05 December 2011

"Nap tann ou, Jezi."

My friend M called to see if we had Bible study a few weeks ago.

I said yes, that I was just leaving my house and would be on the road soon. And although we were speaking English, she ended with a common Kreyol phrase: "Nap tann ou." (Pronunciation help: Nap rhymes with "mop," tann rhymes with "yawn," and oo is just like the sound you make when someone gives you a bar of dark chocolate. Well, I do, anyway. It also rhymes with "you.")

The phrase "nap tann ou" has bothered me for some time. Literally translated, it means, "We're waiting for you." To my American ears, it had always meant, "you will undoubtedly be late, and we'll be forced to delay until you arrive." But knowing M's good will, and that she would be glad to see me (whenever I arrived), I suddenly realized that that wasn't what she meant at all.

I realized that she meant that they'd be expecting me, that her waiting would be one of anticipation, not frustration. That to her, "nap tann ou" was an expression of love.

That she meant we're waiting for you, as a child waits for Christmas morning, as a bride waits for her wedding day, as a family waits to be reunited with a soldier finally coming home.
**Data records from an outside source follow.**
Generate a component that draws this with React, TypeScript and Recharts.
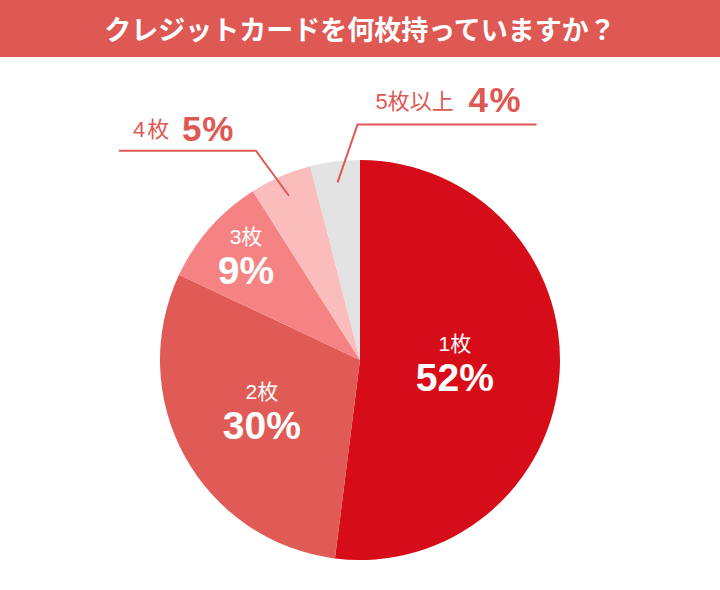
import React from 'react';
import { PieChart, Pie, Cell } from 'recharts';

const TITLE = 'クレジットカードを何枚持っていますか？';
const categories = ['1枚', '2枚', '3枚', '4枚', '5枚以上'];
const values = [52, 30, 9, 5, 4];
const colors = ['#d70c19', '#e05b55', '#f58383', '#fbbcbc', '#e3e3e3'];

const data = categories.map((name, i) => ({ name, value: values[i] }));

const FONT = "'Liberation Sans', Arial, 'Noto Sans CJK JP', sans-serif";
const RED = '#de5953';
const RAD = Math.PI / 180;

// inside label radius (fraction of outer radius) for the large slices
const INSIDE_R = [0.475, 0.56, 0.76];

const polar = (cx: number, cy: number, r: number, angle: number) => ({
  x: cx + r * Math.cos(-angle * RAD),
  y: cy + r * Math.sin(-angle * RAD),
});

const renderLabel = (props: any) => {
  const { cx, cy, midAngle, outerRadius, index, name, value } = props;
  if (index < 3) {
    const p = polar(cx, cy, outerRadius * INSIDE_R[index], midAngle);
    return (
      <g key={`lbl-${index}`}>
        <text x={p.x} y={p.y - 15} textAnchor="middle" fill="#fff" fontSize={21} fontFamily={FONT}>
          {name}
        </text>
        <text x={p.x} y={p.y + 25} textAnchor="middle" fill="#fff" fontSize={39} fontWeight="bold" fontFamily={FONT}>
          {`${value}%`}
        </text>
      </g>
    );
  }
  const inner = polar(cx, cy, outerRadius * 0.895, midAngle);
  if (index === 3) {
    const ex = inner.x - 33;
    const ey = inner.y - 45;
    return (
      <g key={`lbl-${index}`}>
        <polyline points={`${inner.x},${inner.y} ${ex},${ey} ${ex - 137},${ey}`} fill="none" stroke={RED} strokeWidth={2} />
        <text x={ex - 123} y={ey - 14} fill={RED} fontSize={22} fontFamily={FONT} letterSpacing={2}>
          {name}
        </text>
        <text x={ex - 74} y={ey - 10} fill={RED} fontSize={35} fontWeight="bold" fontFamily={FONT} letterSpacing={1}>
          {`${value}%`}
        </text>
      </g>
    );
  }
  const ex = inner.x + 20;
  const ey = inner.y - 58;
  return (
    <g key={`lbl-${index}`}>
      <polyline points={`${inner.x},${inner.y} ${ex},${ey} ${ex + 179},${ey}`} fill="none" stroke={RED} strokeWidth={2} />
      <text x={ex + 18} y={ey - 15} fill={RED} fontSize={22} fontFamily={FONT}>
        {name}
      </text>
      <text x={ex + 111} y={ey - 12} fill={RED} fontSize={35} fontWeight="bold" fontFamily={FONT} letterSpacing={1.5}>
        {`${value}%`}
      </text>
    </g>
  );
};

export default function App() {
  return (
    <div style={{ position: 'absolute', left: 0, top: 0, width: 720, height: 590, background: '#fff' }}>
      <PieChart width={720} height={590} margin={{ top: 0, right: 0, bottom: 0, left: 0 }}>
        <Pie
          data={data}
          dataKey="value"
          nameKey="name"
          cx={360}
          cy={360}
          outerRadius={200}
          startAngle={90}
          endAngle={-270}
          stroke="none"
          label={renderLabel}
          labelLine={false}
          isAnimationActive={false}
        >
          {data.map((d, i) => (
            <Cell key={d.name} fill={colors[i]} />
          ))}
        </Pie>
      </PieChart>
      <div
        style={{
          position: 'absolute',
          left: 0,
          top: 0,
          width: 720,
          height: 57,
          background: RED,
          color: '#fff',
          fontFamily: "'Noto Sans CJK JP', sans-serif",
          fontWeight: 'bold',
          fontSize: 27,
          lineHeight: '57px',
          textAlign: 'center',
        }}
      >
        {TITLE}
      </div>
    </div>
  );
}
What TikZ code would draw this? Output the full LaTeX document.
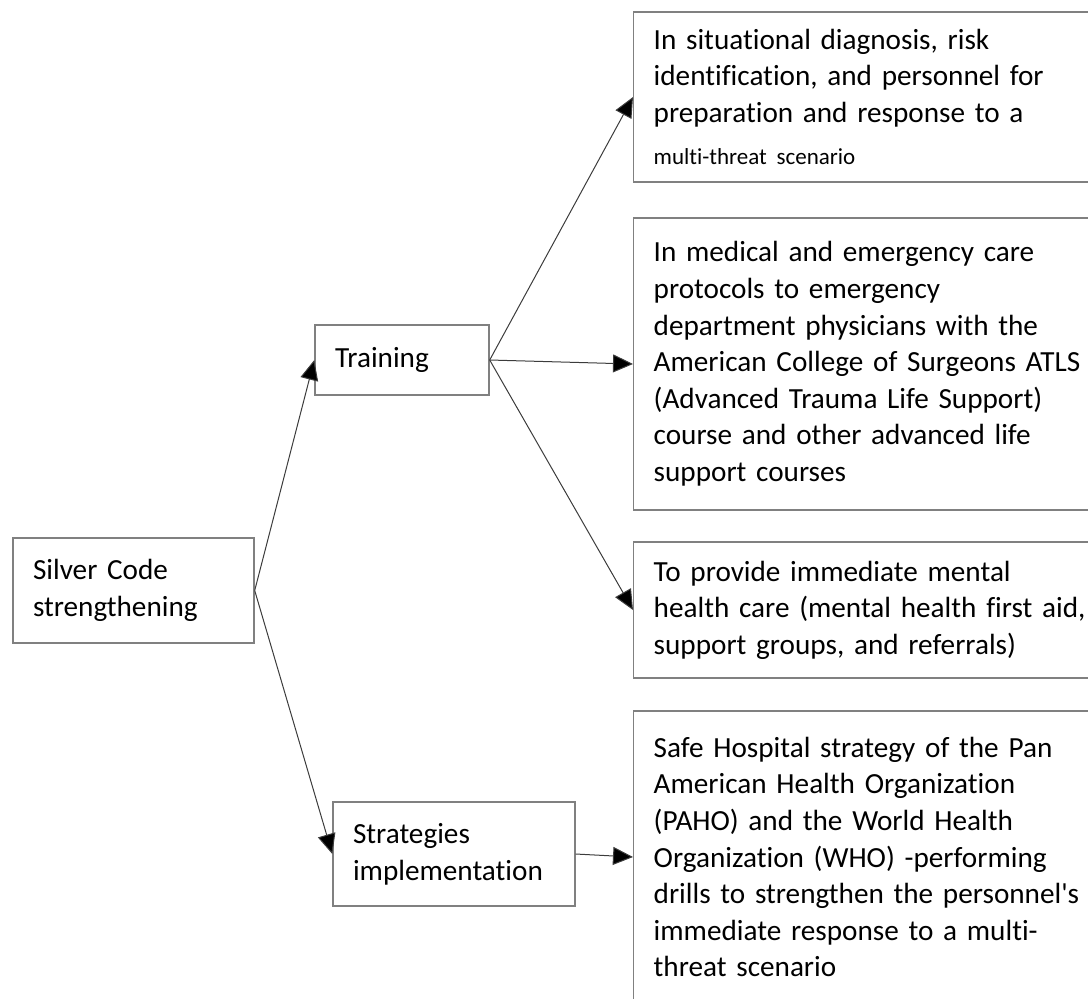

And in the same moment, it occurred to me that this might be what Jesus meant, too, when he said for us to wait for his return. Do I expect that? I mean, do I really expect it? Or will I be caught off guard?

Looking around at the world we live in, you'd think it would be on my mind constantly...but it's not. Maybe I'm afraid of seeming, well, fanatical. (No prompting from the studio audience, please.) From the outside, I can see how it looks. This guy, whom most of the world believes has decomposed a long time ago--we think he's coming back. That's unusual. And some of us have really gone pretty overboard about it, too, based on how I woke up this morning...to a man with a megaphone, using the acoustics of the ravine to his advantage. He was shouting the Gospel. That's not love, dude. Not at 5:30 AM or any other time of day.
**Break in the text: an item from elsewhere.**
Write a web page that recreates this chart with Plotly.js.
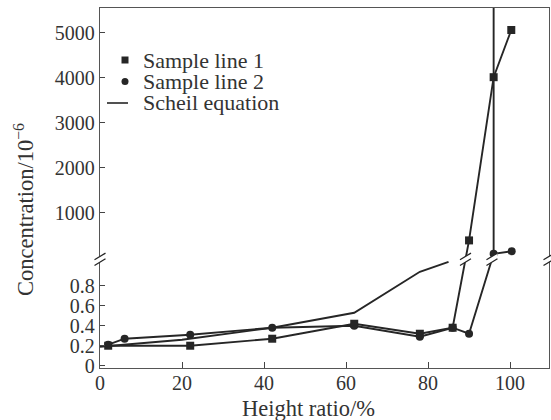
<!DOCTYPE html>
<html>
<head>
<meta charset="utf-8">
<script src="https://cdn.plot.ly/plotly-3.0.1.min.js"></script>
<style>html,body{margin:0;padding:0;background:#fff;}#chart{width:551px;height:420px;}</style>
</head>
<body>
<div id="chart"></div>
<script>
// ---- data ----
const heightRatio1 = [2, 22, 42, 62, 78, 86, 90, 96, 100.3];
const conc1        = [0.20, 0.20, 0.27, 0.42, 0.32, 0.38, 380, 4010, 5060];
const heightRatio2 = [2, 6, 22, 42, 62, 78, 86, 90, 96, 100.4];
const conc2        = [0.21, 0.27, 0.31, 0.38, 0.40, 0.29, 0.38, 0.32, 82, 140];
const heightRatioScheil = [0, 20, 42, 62, 78, 85, null, 96, 96];
const concScheil        = [0.19, 0.26, 0.38, 0.53, 0.94, 1.04, null, 80, 6000];
const lowTicks  = [0, 0.2, 0.4, 0.6, 0.8];
const lowTickText  = ['0', '0.2', '0.4', '0.6', '0.8'];
const highTicks = [1000, 2000, 3000, 4000, 5000];
const highTickText = ['1000', '2000', '3000', '4000', '5000'];
const xTicks = [0, 20, 40, 60, 80, 100];
const seriesNames = ['Sample line 1', 'Sample line 2', 'Scheil equation'];

// ---- broken y axis: lower segment 0..~1, upper segment 0..~5500 ----
const LOW_MAX = 2;
const BREAK_BASE = 1.083;
const HIGH_SCALE = 0.00045;
const BREAK_U = 1.065;
const Y_RANGE = [-0.023, 3.58];
const X_RANGE = [0, 109.5];
function toAxis(v) {
  if (v === null || v === undefined) return null;
  return v <= LOW_MAX ? v : BREAK_BASE + v * HIGH_SCALE;
}

const ink = '#262626';
const FAMILY = "'Liberation Serif', 'DejaVu Serif', 'Noto Serif', Times, serif";
const tickFont = {family: FAMILY, size: 20, color: '#333'};
const textFont = {family: FAMILY, size: 22, color: '#333'};
const titleFont = {family: FAMILY, size: 22.5, color: '#333'};

const traces = [
  {x: heightRatio1, y: conc1.map(toAxis), name: seriesNames[0], mode: 'lines+markers', showlegend: false,
   line: {color: ink, width: 1.9}, marker: {symbol: 'square', size: 8, color: ink}},
  {x: heightRatio2, y: conc2.map(toAxis), name: seriesNames[1], mode: 'lines+markers', showlegend: false,
   line: {color: ink, width: 1.9}, marker: {symbol: 'circle', size: 8, color: ink}},
  {x: heightRatioScheil, y: concScheil.map(toAxis), name: seriesNames[2], mode: 'lines', showlegend: false,
   connectgaps: false, line: {color: ink, width: 1.9}}
];

// break marks where a series crosses the break level
function crossings(xs, vs) {
  const out = [];
  for (let i = 0; i < xs.length - 1; i++) {
    const a = toAxis(vs[i]), b = toAxis(vs[i + 1]);
    if (a === null || b === null) continue;
    if ((a - BREAK_U) * (b - BREAK_U) < 0) {
      const t = (BREAK_U - a) / (b - a);
      out.push(xs[i] + t * (xs[i + 1] - xs[i]));
    }
  }
  return out;
}
const fillPath = 'M-5.5,-6.2L5.5,0.5L5.5,6.2L-5.5,-0.5Z';
const strokePath = 'M-5.5,-6.2L5.5,0.5M-5.5,-0.5L5.5,6.2';
function breakMark(xref, yref, xa, ya) {
  const base = {type: 'path', xref: xref, yref: yref, xsizemode: 'pixel', ysizemode: 'pixel',
                xanchor: xa, yanchor: ya, layer: 'above'};
  return [
    Object.assign({}, base, {path: fillPath, fillcolor: '#ffffff', line: {width: 0}}),
    Object.assign({}, base, {path: strokePath, line: {color: ink, width: 1.3}})
  ];
}
let shapes = [];
crossings(heightRatio1, conc1).forEach(xc => { shapes = shapes.concat(breakMark('x', 'y', xc, BREAK_U)); });
crossings(heightRatio2, conc2).forEach(xc => { shapes = shapes.concat(breakMark('x', 'y', xc, BREAK_U)); });
const breakPaperY = (BREAK_U - Y_RANGE[0]) / (Y_RANGE[1] - Y_RANGE[0]);
shapes = shapes.concat(breakMark('paper', 'paper', 0, breakPaperY));
shapes = shapes.concat(breakMark('paper', 'paper', 1, breakPaperY));

// ---- compact legend (key drawn as shapes + text) ----
const M = {l: 100, r: 2, t: 8, b: 52}, W = 551, H = 420;
const pw = W - M.l - M.r, ph = H - M.t - M.b;
const px2x = p => (p - M.l) / pw;
const py2y = p => (H - M.b - p) / ph;
const legendRows = [60, 81.5, 103];
const keyX = 125, textX = 141;
const legendSymbols = ['square', 'circle', 'line'];
const annotations = [];
legendRows.forEach((ry, i) => {
  annotations.push({text: seriesNames[i], xref: 'paper', yref: 'paper', x: px2x(textX), y: py2y(ry),
                    xanchor: 'left', yanchor: 'middle', showarrow: false, font: textFont});
  const base = {xref: 'paper', yref: 'paper', xsizemode: 'pixel', ysizemode: 'pixel',
                xanchor: px2x(keyX), yanchor: py2y(ry), layer: 'above'};
  if (legendSymbols[i] === 'square') {
    shapes.push(Object.assign({}, base, {type: 'rect', x0: -3.5, x1: 3.5, y0: -3.5, y1: 3.5,
                fillcolor: ink, line: {width: 0}}));
  } else if (legendSymbols[i] === 'circle') {
    shapes.push(Object.assign({}, base, {type: 'circle', x0: -3.5, x1: 3.5, y0: -3.5, y1: 3.5,
                fillcolor: ink, line: {width: 0}}));
  } else {
    shapes.push(Object.assign({}, base, {type: 'line', x0: -18, x1: 3, y0: 0, y1: 0,
                line: {color: ink, width: 1.6}}));
  }
});

annotations.push({text: 'Height ratio/%', xref: 'paper', yref: 'paper', x: px2x(308), y: py2y(408),
   xanchor: 'center', yanchor: 'middle', showarrow: false, font: titleFont});
annotations.push({text: 'Concentration/10<sup>−6</sup>', xref: 'paper', yref: 'paper', x: px2x(24), y: py2y(210),
   xanchor: 'center', yanchor: 'middle', textangle: -90, showarrow: false, font: titleFont});

const layout = {
  width: W, height: H,
  margin: M,
  paper_bgcolor: '#ffffff', plot_bgcolor: '#ffffff',
  font: textFont,
  showlegend: false,
  xaxis: {range: X_RANGE, tickvals: xTicks, ticktext: xTicks.map(String),
          ticks: 'inside', ticklen: 6, tickcolor: '#444', tickwidth: 1, ticklabelstandoff: -3,
          showline: true, linecolor: '#555', linewidth: 1.2, mirror: true,
          showgrid: false, zeroline: false, tickfont: tickFont},
  yaxis: {range: Y_RANGE, tickvals: lowTicks.map(toAxis).concat(highTicks.map(toAxis)),
          ticktext: lowTickText.concat(highTickText),
          ticks: 'inside', ticklen: 5, tickcolor: '#444', tickwidth: 1,
          showline: true, linecolor: '#555', linewidth: 1.2, mirror: true,
          showgrid: false, zeroline: false, tickfont: tickFont},
  annotations: annotations,
  shapes: shapes
};

Plotly.newPlot('chart', traces, layout, {displayModeBar: false, staticPlot: true});
</script>
</body>
</html>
And then there's those who get so excited that they start to predict silly things...I'm thinking of someone in particular. I don't want to give it away, but he's an old white guy whose last name rhymes with "stamping." That's no good, either...and frankly, sort of misses the point. In my humble opinion, it's not about when Christ comes back, it's about why, and it's about how we've spent our days and hours and minutes and seconds since then.
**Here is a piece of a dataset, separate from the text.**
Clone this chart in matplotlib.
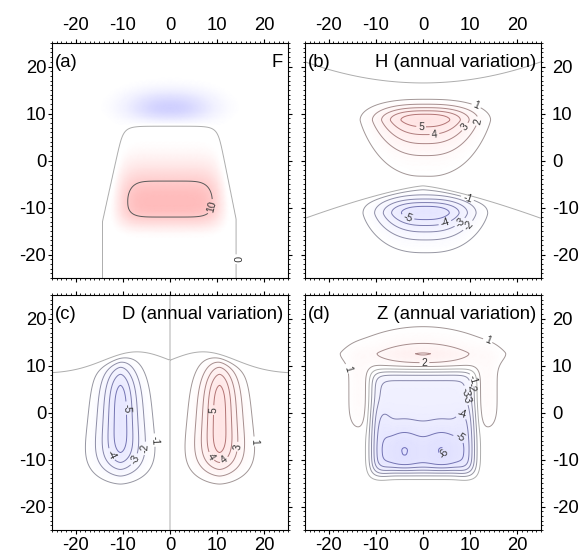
import numpy as np
import matplotlib
matplotlib.use("Agg")
import matplotlib.pyplot as plt
from matplotlib.colors import LinearSegmentedColormap, TwoSlopeNorm

plt.rcParams['font.family'] = ['Liberation Sans', 'DejaVu Sans']
plt.rcParams['axes.unicode_minus'] = False

# grid (degrees)
x = np.linspace(-25, 25, 201)
y = np.linspace(-25, 25, 201)
X, Y = np.meshgrid(x, y)

# blob shapes
# amp, x0, y0, sx, px, sy_below, qy_below, sy_above, qy_above, taper
F_pos = [13.0, 0.0, -8.6, 11.0, 6, 5.35, 2.77, 7.8, 2.0, 0.0]
F_blue = [4.0, 0.0, 11.3, 9.0, 2.2, 3.0, 2.0, 3.6, 2.0, 0.0]
F_base = 0.3
F_top = 7.3                    # flat top of the 0 line
F_left = [-14.3, 0.22, -13.0]  # x at bottom, slope, y where it starts bending
F_right = [14.0, -0.20, -12.5]

H_pos = [5.6, 0.5, 8.6, 10.7, 2.6, 6.8, 1.2, 3.17, 2.0, 0.0]
H_neg = [5.5, 0.5, -11.2, 10.2, 2.6, 5.18, 1.38, 3.4, 2.0, 0.0]
H_base = 0.2
H_zero_top = [16.5, 4.5]        # y = a + b*(x/25)^2
H_zero_bot = [-5.4, -6.9, 1.3]  # y = a + b*|x/25|^c

D_blobs = [[5.45, 10.5, -1.8, 4.8, 1.66, 11.5, 4.0, 13.0, 4.0, 0.015],
           [-5.45, -10.5, -1.8, 4.8, 1.66, 11.5, 4.0, 13.0, 4.0, 0.015]]
D_base = 0.15
D_zero = [8.3, 4.6, 7.0, 10.0]  # y = a + b*exp(-((|x|-c)/d)^2)

Z_blobs = [[-4.1, 0.0, -2.3, 11.1, 10, 11.2, 10, 11.2, 10, 0.0],   # square
           [-1.0, 9.3, -6.0, 2.2, 2, 7.5, 4, 7.5, 4, 0.0],         # side troughs
           [-1.0, -9.3, -6.0, 2.2, 2, 7.5, 4, 7.5, 4, 0.0],
           [-2.45, 4.2, -8.1, 4.5, 2, 3.98, 4, 5.3, 2, 0.0],       # lower bowl
           [-2.45, -4.2, -8.1, 4.5, 2, 3.98, 4, 5.3, 2, 0.0],
           [2.44, 0.0, 12.6, 12.9, 2, 2.8, 2, 3.44, 1.19, 0.0],    # top arch
           [1.0, 13.5, 4.5, 2.3, 2, 7.9, 4, 7.9, 4, 0.0],          # arms
           [1.0, -13.5, 4.5, 2.3, 2, 7.9, 4, 7.9, 4, 0.0]]
Z_base = 0.6

levels_F = [-10, 0, 10, 20]
levels_HDZ = list(range(-6, 7))

titles = ['F', 'H (annual variation)', 'D (annual variation)', 'Z (annual variation)']
tags = ['(a)', '(b)', '(c)', '(d)']


def blob(b):
    amp, x0, y0, sx, px, sylo, qylo, syhi, qyhi, taper = b
    sxe = np.clip(sx * (1 - taper * (Y - y0)), 0.2 * sx, None)
    sy = np.where(Y < y0, sylo, syhi)
    qy = np.where(Y < y0, qylo, qyhi)
    return amp * np.exp(-np.abs((X - x0) / sxe) ** px - np.abs((Y - y0) / sy) ** qy)


# F
xl = F_left[0] + F_left[1] * np.clip(Y - F_left[2], 0, None)
xr = F_right[0] + F_right[1] * np.clip(Y - F_right[2], 0, None)
k = 1.2
dist = np.stack([F_top - Y, X - xl, xr - X]) / k
smin = -k * np.log(np.exp(-dist).sum(axis=0))
F = (blob(F_pos) + blob(F_blue) + F_base) * np.tanh(smin / 1.2)

# H
yhi = H_zero_top[0] + H_zero_top[1] * (X / 25) ** 2
ylo = H_zero_bot[0] + H_zero_bot[1] * np.abs(X / 25) ** H_zero_bot[2]
H = (blob(H_pos) + blob(H_neg) + H_base) * np.tanh((yhi - Y) / 0.8) * np.tanh((Y - ylo) / 0.8)

# D
yz = D_zero[0] + D_zero[1] * np.exp(-((np.abs(X) - D_zero[2]) / D_zero[3]) ** 2)
D = (sum(blob(b) for b in D_blobs) + D_base * np.tanh(X)) * np.tanh((yz - Y) / 1.5)

# Z
Z = Z_base + sum(blob(b) for b in Z_blobs)

fields = [F, H, D, Z]

cmap = LinearSegmentedColormap.from_list(
    'bwr_light', [(0.0, (0.55, 0.55, 1.0)), (0.475, (1, 1, 1)),
                  (0.525, (1, 1, 1)), (1.0, (1.0, 0.5, 0.5))])
norms = [TwoSlopeNorm(vmin=-10, vcenter=0, vmax=24),
         TwoSlopeNorm(vmin=-23, vcenter=0, vmax=23),
         TwoSlopeNorm(vmin=-23, vcenter=0, vmax=23),
         TwoSlopeNorm(vmin=-20, vcenter=0, vmax=20)]


def line_colors(levels, top):
    cols = []
    for lv in levels:
        t = min(abs(lv) / top, 1.0)
        if lv > 0:
            cols.append((0.62 + 0.1 * t, 0.62 - 0.2 * t, 0.62 - 0.2 * t))
        elif lv < 0:
            cols.append((0.62 - 0.2 * t, 0.62 - 0.2 * t, 0.62 + 0.1 * t))
        else:
            cols.append((0.68, 0.68, 0.68))
    return cols


levels = [levels_F, levels_HDZ, levels_HDZ, levels_HDZ]
lcols = [['0.4', '0.68', '0.35', '0.3'],
         line_colors(levels_HDZ, 6), line_colors(levels_HDZ, 6), line_colors(levels_HDZ, 6)]

label_pos = [
    [(9.5, -10.0), (14.0, -21.0)],
    [(11.3, 11.7), (11.3, 8.5), (9.5, 6.7), (2.4, 5.8), (-0.4, 7.1),
     (9.5, -7.8), (-3.2, -12.1), (4.6, -13.1), (8.1, -13.5), (9.5, -13.8)],
    [(-10.2, 0.9), (-12.0, -8.7), (-7.3, -10.1), (-5.6, -7.6), (-3.8, -5.9),
     (9.7, 0.5), (8.6, -9.4), (11.8, -10.5), (14.6, -7.3), (17.1, -6.2)],
    [(-15.5, 9.5), (13.4, 14.5), (0.3, 10.9), (10.3, 6.9), (9.8, 5.4), (9.5, 4.4),
     (9.2, 3.4), (8.5, 0.5), (8.1, -4.8), (4.9, -9.0)],
]

fig = plt.figure(figsize=(5.85, 5.6), dpi=100)
W, Hf = 585.0, 560.0
boxes = [(52, 43), (305, 43), (52, 295), (305, 295)]

for i in range(4):
    l, t = boxes[i]
    ax = fig.add_axes([l / W, 1 - (t + 235) / Hf, 236 / W, 235 / Hf])
    ax.pcolormesh(x, y, fields[i], cmap=cmap, norm=norms[i], shading='gouraud', rasterized=True)
    cs = ax.contour(x, y, fields[i], levels=levels[i], colors=lcols[i], linewidths=0.7)
    ax.clabel(cs, manual=label_pos[i], inline=True, fmt='%g', fontsize=7.5,
              colors='0.2', inline_spacing=2)
    ax.set_xlim(-25, 25)
    ax.set_ylim(-25, 25)
    ax.set_xticks([-20, -10, 0, 10, 20])
    ax.set_yticks([-20, -10, 0, 10, 20])
    ax.set_xticks(np.arange(-25, 26, 1), minor=True)
    ax.set_yticks(np.arange(-25, 26, 1), minor=True)
    ax.tick_params(which='both', direction='out', top=True, bottom=True,
                   left=True, right=True, labelsize=13.3)
    ax.tick_params(which='major', length=3, width=0.8)
    ax.tick_params(which='minor', length=1.5, width=0.6)
    if i < 2:
        ax.tick_params(axis='x', labeltop=True, labelbottom=False, pad=3.6)
    else:
        ax.tick_params(axis='x', labeltop=False, labelbottom=True, pad=1.8)
    if i % 2 == 0:
        ax.tick_params(axis='y', labelleft=True, labelright=False, pad=1.2)
    else:
        ax.tick_params(axis='y', labelleft=False, labelright=True, pad=5)
    for s in ax.spines.values():
        s.set_linewidth(0.8)
    ax.text(0.013, 0.955, tags[i], transform=ax.transAxes, ha='left', va='top', fontsize=13.3)
    ax.text(0.979, 0.955, titles[i], transform=ax.transAxes, ha='right', va='top', fontsize=13.3)

fig.savefig('out.png', dpi=100)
So here's my benediction: may our lives convey a patient excitement, a quietly strange expectation, a holy yet unobnoxious longing, a sense that we are redeemed souls who say, "Whenever you're ready...we're waiting for you. Nap tann ou, Jezi."

2 comments:

  1. I have spent a fair amount of time thinking about why,after 2,000 years, He has not come back. I have come to the conclusion that, after He spent 4,000 years teaching the Hebrews that they could not obey the law, He needs some time to teach us that we can't either. He wants to populate heaven with those who truly "get" the grace thing and have learnedly something about trust and obedience. Nap tann ou, Jezi!!